Complex minimal polynomial is image of real minimal polynomial under tautological map. Let $T_\mathbb{R}$ be a real $n \times n$ matrix, and let $T_\mathbb{C}$ be the same matrix but considered as a complex one. What is the easiest way to see that $\min_{T_\mathbb{C}} \in \mathbb{C}[t]$ equals the image of $\min_{T_\mathbb{R}} \in \mathbb{R}[t]$ under the tautological map $\mathbb{R}[t] \to \mathbb{C}[t]$?

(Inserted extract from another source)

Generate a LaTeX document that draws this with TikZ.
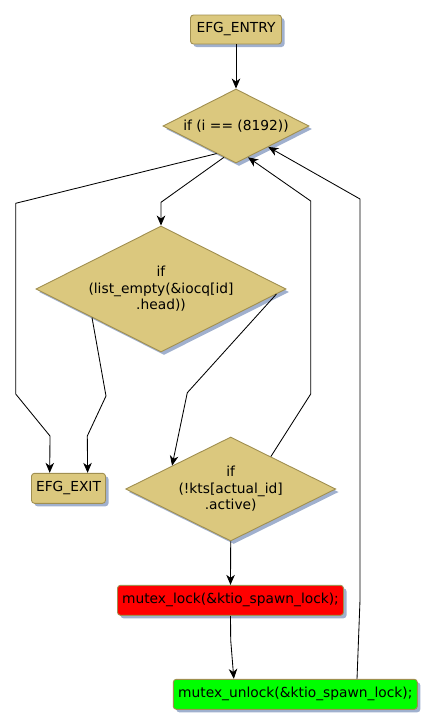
\documentclass[tikz,border=0pt]{standalone}
\usepackage{fontspec}
\setmainfont{DejaVu Sans}
\usetikzlibrary{shapes.geometric,shadows,arrows.meta,calc}
\definecolor{tanfill}{RGB}{219,200,126}
\definecolor{oliveline}{RGB}{160,143,80}
\definecolor{shad}{RGB}{160,176,206}
\begin{document}
\begin{tikzpicture}[x=1pt,y=-1pt,
  base/.style={draw=oliveline, line width=0.9pt, inner sep=0pt, align=center,
    font=\fontsize{13.8}{16.4}\selectfont,
    drop shadow={shadow xshift=3pt,shadow yshift=-3pt,fill=shad,opacity=1}},
  box/.style={base, rectangle, rounded corners=3pt},
  dia/.style={base, diamond, shape aspect=2, fill=tanfill},
  edge/.style={line width=0.85pt, -{Stealth[length=10pt,width=8.5pt,inset=3pt]}}]
\useasboundingbox (0,0) rectangle (436,728);

\node[box, fill=tanfill, minimum width=91pt, minimum height=29pt] (entry) at (236,29.5) {EFG\_ENTRY};
\node[dia, minimum width=146pt, minimum height=74pt] (d1) at (236,126) {if (i == (8192))};
\node[dia, minimum width=250pt, minimum height=126pt] (d2) at (161,289) {if\\(list\_empty(\&iocq[id]\\.head))};
\node[box, fill=tanfill, minimum width=74pt, minimum height=30pt] (exit) at (68.5,488.3) {EFG\_EXIT};
\node[dia, minimum width=210pt, minimum height=104pt] (d3) at (230.7,489) {if\\(!kts[actual\_id]\\.active)};
\node[box, fill=red, minimum width=226pt, minimum height=30pt] (lock) at (230.5,600.3) {mutex\_lock(\&ktio\_spawn\_lock);};
\node[box, fill=green, minimum width=244pt, minimum height=30pt] (unlock) at (295.3,694.3) {mutex\_unlock(\&ktio\_spawn\_lock);};

\draw[edge] (entry.south) -- (d1.north);
\draw[edge] ($(d1.south)!0.164!(d1.west)$) -- (161,202.3) -- (d2.north);
\draw[edge] ($(d1.south)!0.264!(d1.west)$) -- (15.7,203.3) -- (15.7,394) -- (50,436) -- ($(exit.north west)!0.249!(exit.north east)$);
\draw[edge] ($(d2.south)!0.55!(d2.west)$) -- (106,396) -- (87.3,436) -- ($(exit.north west)!0.755!(exit.north east)$);
\draw[edge] ($(d2.east)!0.08!(d2.south)$) -- (187.3,392.7) -- ($(d3.north)!0.556!(d3.west)$);
\draw[edge] ($(d3.north)!0.381!(d3.east)$) -- (310.7,394) -- (310.7,201) -- ($(d1.south)!0.164!(d1.east)$);
\draw[edge] (d3.south) -- (lock.north);
\draw[edge] (lock.south) -- (230.7,640) -- ($(unlock.north west)!0.249!(unlock.north east)$);
\draw[edge] ($(unlock.north west)!0.752!(unlock.north east)$) -- (360,600) -- (360,199) -- ($(d1.south)!0.44!(d1.east)$);
\end{tikzpicture}
\end{document}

 A: Let $p_{\mathbb C}(T)$ be the minimal polynomial of $A$ over $\mathbb C$ ; by definition, this is the monic polynomial of least degree in $\mathbb C[T]$ for which evaluating at $A$ gives zero. Take the basis $\{1,i\}$ for $\mathbb C$ as a real vector space. Let $I$ be the $n \times n$ identity matrix and consider the (left) $\mathrm{Mat}_{n \times n}(\mathbb R)$-module $\mathrm{Mat}_{n \times n}(\mathbb C)$. In this module, the elements $1 \cdot I$ and $i \cdot I$ are $\mathrm{Mat}_{n \times n}(\mathbb R)$-linearly independent (make the check coefficient-wise).
Now write
$$
p_{\mathbb C}(T) = T^k + \alpha_1 T^{k-1} + \cdots + \alpha_k. 
$$
We can write $\alpha_j = \beta_j + i \gamma_j$, from which we can define
$$
p_{\mathbb C}^1(T) = T^k + \beta_1 T^{k-1} + \cdots + \beta_k, \quad p_{\mathbb C}^i(T) = \gamma_1 T^{k-1} + \cdots + \gamma_k, \quad \Rightarrow \quad p_{\mathbb C}(T) = p_{\mathbb C}^1(T) + i p_{\mathbb C}^i(T). 
$$
Plugging in $A$, we see that since $p_{\mathbb C}(A) = 0$, by the linear independence of $1 \cdot I$ and $i \cdot I$, we have $p_{\mathbb C}^1(A) = p_{\mathbb C}^i(A) = 0$. Since $\deg p_{\mathbb C}^i < \deg p_{\mathbb C}$, by definition of the complex minimal polynomial, $p_{\mathbb C}^i = 0$. Therefore $p_{\mathbb C} = p_{\mathbb C}^1 \in \mathbb R[T]$. 
I wrote the argument this way because in fact this generalizes : let $K/F$ be a finite field extension and $A \in \mathrm{Mat}_{n \times n}(F)$. Then if $p_K(T)$ (resp. $p_F(T)$) denotes the minimal polynomial of $A$ over $K$ (resp. $F$), we have $p_K(T) = p_F(T)$ ; the proof is the same as above, just replace the basis $\{1,i\}$ of the $\mathbb C/\mathbb R$ case by an $F$-basis of $K$ which contains $1$. 
(Note that I didn't use the fact that $K$ is closed, nor that $K/F$ Galois, as in the case of $\mathbb C/\mathbb R$ ; all you need is that the extension is finite to allow the use of linear algebra.)
Hope that helps,
A: Set $T = T_\mathbb{C}$, and let $p = \min_T$. Without loss of generality, $p$ is monic. Since $\mathbb{C}$ is algebraically closed, it follows that we can decompose$$V = \bigoplus_\lambda V^{(\lambda)}.$$Now, the minimal polynomial is given by$$p(t) = \prod_{\lambda \in \text{Spec}(T)} (t - \lambda)^{m_\lambda},$$where $m_\lambda$ is the smallest integer such that $T^{m_\lambda}$ annihilates $V^{(\lambda)}$.
We now prove that $p$ consists of real coefficients. To do so, it suffices to prove that $m_\lambda = m_{\overline{\lambda}}$ for any $\lambda \in \mathbb{C}$. But $\overline{T} = T$ as $T \in \mathbb{R}^{n \times n}$, and the claim follows immediately upon observing that$$(T - \lambda)^k(v) = 0 \iff (T - \overline{\lambda})^k(\overline{v}) = \overline{0} = 0.$$Hence, the minimal $k$ to kill a $\lambda$-eigenvector is the same as the minimal $k$ to kill a $\overline{\lambda}$-eigenvector.
Alternatively, one can use the observation that if $1, T_\mathbb{R}, \dots, T_\mathbb{R}^{n-1}$ are linearly independent, then so are $1, T_\mathbb{C}, \dots, T_\mathbb{C}^{n-1}$.